Effect of microcapsules doping on dielectric performance of self-healing epoxy resin composites

Small physical voids will reduce the dielectric strength of epoxy resin and seriously threaten electronic devices’ reliability. Self-healing is a practical approach to maintain the electrical and mechanical characteristics of epoxy resin. In this research, epoxy resins incorporated with various concentrations of microcapsules were prepared. The microcapsules were treated using a silane coupling agent (KH550) to enhance dispersion. Moreover, the self-healing performance of the epoxy resin incorporated with microcapsules was analysed by FTIR, SEM, AC breakdown strength, tensile strength, dielectric properties and thermal-stimulated current (TSC). The SEM results indicate that the microcapsules/epoxy resin composite has improved self-healing performance compared to pure epoxy resin. DC volume and surface resistivity of epoxy resins altered obviously after incorporation of microcapsules.
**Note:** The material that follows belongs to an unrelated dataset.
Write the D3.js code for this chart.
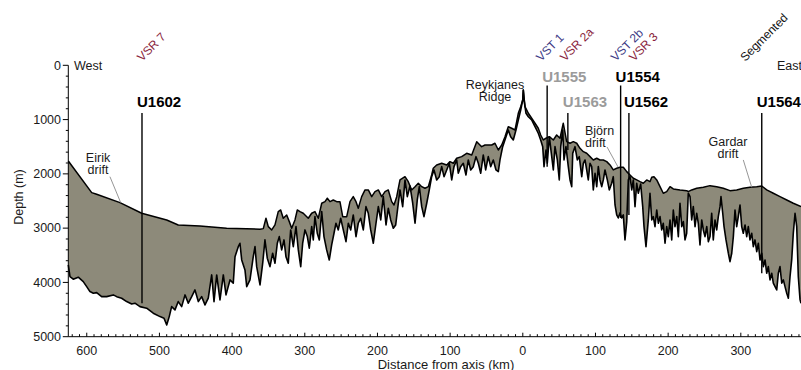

Furthermore, the AC breakdown strength of epoxy resin doped with 5 wt% microcapsules was found relatively higher than that of pure epoxy resin. The tensile strength of the epoxy with 5 wt% microcapsules increased initially and then decreased gradually with increasing microcapsule content up to 15 wt%. The dielectric constant and dielectric loss of the epoxy resin/microcapsules composites are slightly higher than that of the pure epoxy resin when the content of the microcapsule is 5%, however, with the increase in microcapsule concentration, the dielectric constant and dielectric loss increase due to the weak interaction zone between microcapsules and epoxy resin. The distribution of trap energy and trap density obtained by TSC measurements revealed that 5 wt% have deeper traps and the highest trap energy levels.